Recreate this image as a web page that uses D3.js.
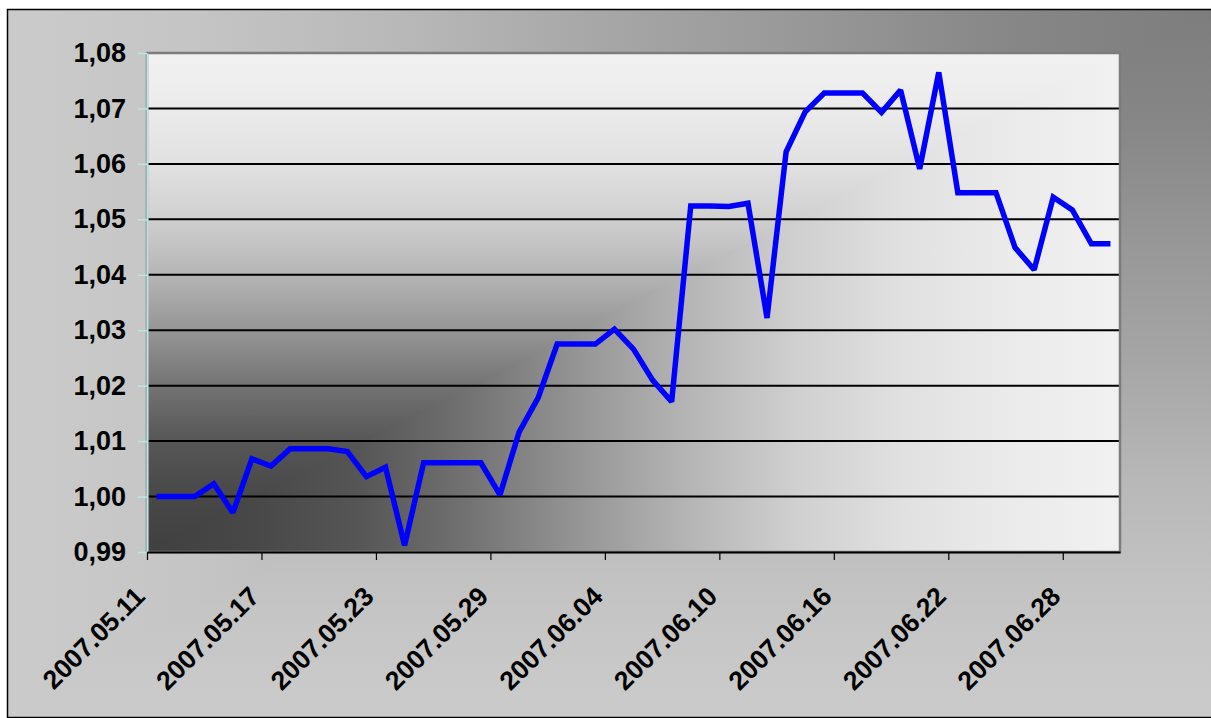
<!DOCTYPE html>
<html>
<head>
<meta charset="utf-8">
<script src="https://cdn.jsdelivr.net/npm/d3@7"></script>
<style>
  body { margin: 0; background: #fff; }
  svg text { font-family: "Liberation Sans", Arial, sans-serif; font-weight: bold; }
</style>
</head>
<body>
<svg id="chart"></svg>
<script>
// categories (one per day)
const dates = [
  "2007.05.11","2007.05.12","2007.05.13","2007.05.14","2007.05.15","2007.05.16","2007.05.17",
  "2007.05.18","2007.05.19","2007.05.20","2007.05.21","2007.05.22","2007.05.23","2007.05.24",
  "2007.05.25","2007.05.26","2007.05.27","2007.05.28","2007.05.29","2007.05.30","2007.05.31",
  "2007.06.01","2007.06.02","2007.06.03","2007.06.04","2007.06.05","2007.06.06","2007.06.07",
  "2007.06.08","2007.06.09","2007.06.10","2007.06.11","2007.06.12","2007.06.13","2007.06.14",
  "2007.06.15","2007.06.16","2007.06.17","2007.06.18","2007.06.19","2007.06.20","2007.06.21",
  "2007.06.22","2007.06.23","2007.06.24","2007.06.25","2007.06.26","2007.06.27","2007.06.28",
  "2007.06.29","2007.06.30"
];
// series values
const values = [
  1.0000, 1.0000, 1.0000, 1.0023, 0.9971, 1.0068, 1.0055,
  1.0086, 1.0086, 1.0086, 1.0081, 1.0036, 1.0053, 0.9912,
  1.0061, 1.0061, 1.0061, 1.0061, 1.0003, 1.0116, 1.0178,
  1.0275, 1.0275, 1.0275, 1.0302, 1.0266, 1.0210, 1.0171,
  1.0524, 1.0524, 1.0523, 1.0529, 1.0322, 1.0622, 1.0694,
  1.0728, 1.0728, 1.0728, 1.0693, 1.0733, 1.0591, 1.0765,
  1.0548, 1.0548, 1.0548, 1.0449, 1.0409, 1.0540, 1.0517,
  1.0456, 1.0456
];
// tick labels
const yTicks = [0.99, 1.00, 1.01, 1.02, 1.03, 1.04, 1.05, 1.06, 1.07, 1.08];
const xTickDates = ["2007.05.11","2007.05.17","2007.05.23","2007.05.29","2007.06.04",
                    "2007.06.10","2007.06.16","2007.06.22","2007.06.28"];

const width = 1211, height = 718;
const margin = {top: 53, right: 91, bottom: 166, left: 147};
const pw = width - margin.left - margin.right,
      ph = height - margin.top - margin.bottom;

const svg = d3.select("#chart").attr("width", width).attr("height", height);
const defs = svg.append("defs");

// gradient helper: stops given as [t, gray]
function grad(id, x1, y1, x2, y2, stops) {
  const g = defs.append("linearGradient").attr("id", id)
    .attr("x1", x1).attr("y1", y1).attr("x2", x2).attr("y2", y2);
  stops.forEach(s => g.append("stop").attr("offset", s[0])
    .attr("stop-color", d3.rgb(s[1], s[1], s[1])));
}
const outerStops = [[0,125],[0.17,135],[0.34,152],[0.5,166],[0.67,184],[0.85,197],[1,203]];
const plotStops = [[0,64],[0.11,72],[0.22,86],[0.33,114],[0.44,148],[0.56,182],[0.67,208],[0.78,225],[0.89,235],[1,241]];
// outer: dark at top-right corner
grad("outerH", 1, 0, 0, 0, outerStops);
grad("outerV", 0, 0, 0, 1, outerStops);
// plot: dark at bottom-left corner
grad("plotH", 0, 0, 1, 0, plotStops);
grad("plotV", 0, 1, 0, 0, plotStops);

// outer background
const ox = 7, oy = 9, ow = width - ox + 2, oh = height - oy - 1;
svg.append("rect").attr("x", ox).attr("y", oy).attr("width", ow).attr("height", oh)
  .attr("fill", "url(#outerV)");
svg.append("path")
  .attr("d", `M${ox},${oy}L${ox + ow},${oy}L${ox},${oy + oh}Z`)
  .attr("fill", "url(#outerH)");
svg.append("rect").attr("x", ox + 0.5).attr("y", oy + 0.5).attr("width", ow).attr("height", oh)
  .attr("fill", "none").attr("stroke", "#000").attr("stroke-width", 1.5);

const g = svg.append("g").attr("transform", `translate(${margin.left},${margin.top})`);

// plot area background
g.append("rect").attr("width", pw).attr("height", ph).attr("fill", "url(#plotH)");
g.append("path").attr("d", `M0,${ph}L0,0L${pw},0Z`).attr("fill", "url(#plotV)");

const x = d3.scaleLinear().domain([0, dates.length]).range([0, pw]);
const y = d3.scaleLinear().domain([0.99, 1.08]).range([ph, 0]);

const locale = d3.formatLocale({decimal: ",", thousands: ".", grouping: [3], currency: ["", ""]});
const fmt = locale.format(".2f");

// gridlines
g.append("g").selectAll("line")
  .data(yTicks.filter(t => t > 0.995 && t < 1.075))
  .join("line")
  .attr("x1", 0).attr("x2", pw)
  .attr("y1", d => y(d)).attr("y2", d => y(d))
  .attr("stroke", "#000").attr("stroke-width", 2);

// plot border (top / right)
g.append("rect").attr("x", 0).attr("y", 0).attr("width", pw).attr("height", ph)
  .attr("fill", "none").attr("stroke", "#7c7c7c").attr("stroke-width", 2.5);

// y axis
const yAxis = g.append("g")
  .call(d3.axisLeft(y).tickValues(yTicks).tickFormat(fmt).tickSizeInner(9).tickSizeOuter(0).tickPadding(12));
yAxis.select(".domain").attr("stroke", "#b8e8e8").attr("stroke-width", 2);
yAxis.selectAll(".tick line").attr("stroke", "#b8e8e8").attr("stroke-width", 1.5);
yAxis.selectAll("text").attr("font-size", 27).attr("fill", "#000");

// x axis
const xAxis = g.append("g").attr("transform", `translate(0,${ph})`)
  .call(d3.axisBottom(x).tickValues(xTickDates.map(d => dates.indexOf(d)))
    .tickFormat(i => dates[i]).tickSizeInner(8).tickSizeOuter(0));
xAxis.select(".domain").attr("stroke", "#000").attr("stroke-width", 2);
xAxis.selectAll(".tick line").attr("stroke", "#000").attr("stroke-width", 1.2);
xAxis.selectAll("text")
  .attr("font-size", 26.5).attr("fill", "#000")
  .attr("x", 0).attr("y", 0).attr("dy", 0)
  .attr("text-anchor", "end")
  .attr("transform", "translate(-1,46) rotate(-45)");

// the line
const line = d3.line()
  .x((d, i) => x(i + 0.5))
  .y(d => y(d));

g.append("path")
  .datum(values)
  .attr("d", line)
  .attr("fill", "none")
  .attr("stroke", "#0000ff")
  .attr("stroke-width", 5.5)
  .attr("stroke-linejoin", "miter")
  .attr("stroke-miterlimit", 2);
</script>
</body>
</html>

PROBLEM DESCRIPTION >> Repeat the data exactly, excluding the pictures.

THE SOLUTION >>
Recreate this image as a web page that uses D3.js.
<!DOCTYPE html>
<html>
<head>
<meta charset="utf-8">
<script src="https://cdn.jsdelivr.net/npm/d3@7"></script>
<style>
  body { margin: 0; background: #fff; }
  svg text { font-family: "Liberation Sans", Arial, sans-serif; font-weight: bold; }
</style>
</head>
<body>
<svg id="chart"></svg>
<script>
// categories (one per day)
const dates = [
  "2007.05.11","2007.05.12","2007.05.13","2007.05.14","2007.05.15","2007.05.16","2007.05.17",
  "2007.05.18","2007.05.19","2007.05.20","2007.05.21","2007.05.22","2007.05.23","2007.05.24",
  "2007.05.25","2007.05.26","2007.05.27","2007.05.28","2007.05.29","2007.05.30","2007.05.31",
  "2007.06.01","2007.06.02","2007.06.03","2007.06.04","2007.06.05","2007.06.06","2007.06.07",
  "2007.06.08","2007.06.09","2007.06.10","2007.06.11","2007.06.12","2007.06.13","2007.06.14",
  "2007.06.15","2007.06.16","2007.06.17","2007.06.18","2007.06.19","2007.06.20","2007.06.21",
  "2007.06.22","2007.06.23","2007.06.24","2007.06.25","2007.06.26","2007.06.27","2007.06.28",
  "2007.06.29","2007.06.30"
];
// series values
const values = [
  1.0000, 1.0000, 1.0000, 1.0023, 0.9971, 1.0068, 1.0055,
  1.0086, 1.0086, 1.0086, 1.0081, 1.0036, 1.0053, 0.9912,
  1.0061, 1.0061, 1.0061, 1.0061, 1.0003, 1.0116, 1.0178,
  1.0275, 1.0275, 1.0275, 1.0302, 1.0266, 1.0210, 1.0171,
  1.0524, 1.0524, 1.0523, 1.0529, 1.0322, 1.0622, 1.0694,
  1.0728, 1.0728, 1.0728, 1.0693, 1.0733, 1.0591, 1.0765,
  1.0548, 1.0548, 1.0548, 1.0449, 1.0409, 1.0540, 1.0517,
  1.0456, 1.0456
];
// tick labels
const yTicks = [0.99, 1.00, 1.01, 1.02, 1.03, 1.04, 1.05, 1.06, 1.07, 1.08];
const xTickDates = ["2007.05.11","2007.05.17","2007.05.23","2007.05.29","2007.06.04",
                    "2007.06.10","2007.06.16","2007.06.22","2007.06.28"];

const width = 1211, height = 718;
const margin = {top: 53, right: 91, bottom: 166, left: 147};
const pw = width - margin.left - margin.right,
      ph = height - margin.top - margin.bottom;

const svg = d3.select("#chart").attr("width", width).attr("height", height);
const defs = svg.append("defs");

// gradient helper: stops given as [t, gray]
function grad(id, x1, y1, x2, y2, stops) {
  const g = defs.append("linearGradient").attr("id", id)
    .attr("x1", x1).attr("y1", y1).attr("x2", x2).attr("y2", y2);
  stops.forEach(s => g.append("stop").attr("offset", s[0])
    .attr("stop-color", d3.rgb(s[1], s[1], s[1])));
}
const outerStops = [[0,125],[0.17,135],[0.34,152],[0.5,166],[0.67,184],[0.85,197],[1,203]];
const plotStops = [[0,64],[0.11,72],[0.22,86],[0.33,114],[0.44,148],[0.56,182],[0.67,208],[0.78,225],[0.89,235],[1,241]];
// outer: dark at top-right corner
grad("outerH", 1, 0, 0, 0, outerStops);
grad("outerV", 0, 0, 0, 1, outerStops);
// plot: dark at bottom-left corner
grad("plotH", 0, 0, 1, 0, plotStops);
grad("plotV", 0, 1, 0, 0, plotStops);

// outer background
const ox = 7, oy = 9, ow = width - ox + 2, oh = height - oy - 1;
svg.append("rect").attr("x", ox).attr("y", oy).attr("width", ow).attr("height", oh)
  .attr("fill", "url(#outerV)");
svg.append("path")
  .attr("d", `M${ox},${oy}L${ox + ow},${oy}L${ox},${oy + oh}Z`)
  .attr("fill", "url(#outerH)");
svg.append("rect").attr("x", ox + 0.5).attr("y", oy + 0.5).attr("width", ow).attr("height", oh)
  .attr("fill", "none").attr("stroke", "#000").attr("stroke-width", 1.5);

const g = svg.append("g").attr("transform", `translate(${margin.left},${margin.top})`);

// plot area background
g.append("rect").attr("width", pw).attr("height", ph).attr("fill", "url(#plotH)");
g.append("path").attr("d", `M0,${ph}L0,0L${pw},0Z`).attr("fill", "url(#plotV)");

const x = d3.scaleLinear().domain([0, dates.length]).range([0, pw]);
const y = d3.scaleLinear().domain([0.99, 1.08]).range([ph, 0]);

const locale = d3.formatLocale({decimal: ",", thousands: ".", grouping: [3], currency: ["", ""]});
const fmt = locale.format(".2f");

// gridlines
g.append("g").selectAll("line")
  .data(yTicks.filter(t => t > 0.995 && t < 1.075))
  .join("line")
  .attr("x1", 0).attr("x2", pw)
  .attr("y1", d => y(d)).attr("y2", d => y(d))
  .attr("stroke", "#000").attr("stroke-width", 2);

// plot border (top / right)
g.append("rect").attr("x", 0).attr("y", 0).attr("width", pw).attr("height", ph)
  .attr("fill", "none").attr("stroke", "#7c7c7c").attr("stroke-width", 2.5);

// y axis
const yAxis = g.append("g")
  .call(d3.axisLeft(y).tickValues(yTicks).tickFormat(fmt).tickSizeInner(9).tickSizeOuter(0).tickPadding(12));
yAxis.select(".domain").attr("stroke", "#b8e8e8").attr("stroke-width", 2);
yAxis.selectAll(".tick line").attr("stroke", "#b8e8e8").attr("stroke-width", 1.5);
yAxis.selectAll("text").attr("font-size", 27).attr("fill", "#000");

// x axis
const xAxis = g.append("g").attr("transform", `translate(0,${ph})`)
  .call(d3.axisBottom(x).tickValues(xTickDates.map(d => dates.indexOf(d)))
    .tickFormat(i => dates[i]).tickSizeInner(8).tickSizeOuter(0));
xAxis.select(".domain").attr("stroke", "#000").attr("stroke-width", 2);
xAxis.selectAll(".tick line").attr("stroke", "#000").attr("stroke-width", 1.2);
xAxis.selectAll("text")
  .attr("font-size", 26.5).attr("fill", "#000")
  .attr("x", 0).attr("y", 0).attr("dy", 0)
  .attr("text-anchor", "end")
  .attr("transform", "translate(-1,46) rotate(-45)");

// the line
const line = d3.line()
  .x((d, i) => x(i + 0.5))
  .y(d => y(d));

g.append("path")
  .datum(values)
  .attr("d", line)
  .attr("fill", "none")
  .attr("stroke", "#0000ff")
  .attr("stroke-width", 5.5)
  .attr("stroke-linejoin", "miter")
  .attr("stroke-miterlimit", 2);
</script>
</body>
</html>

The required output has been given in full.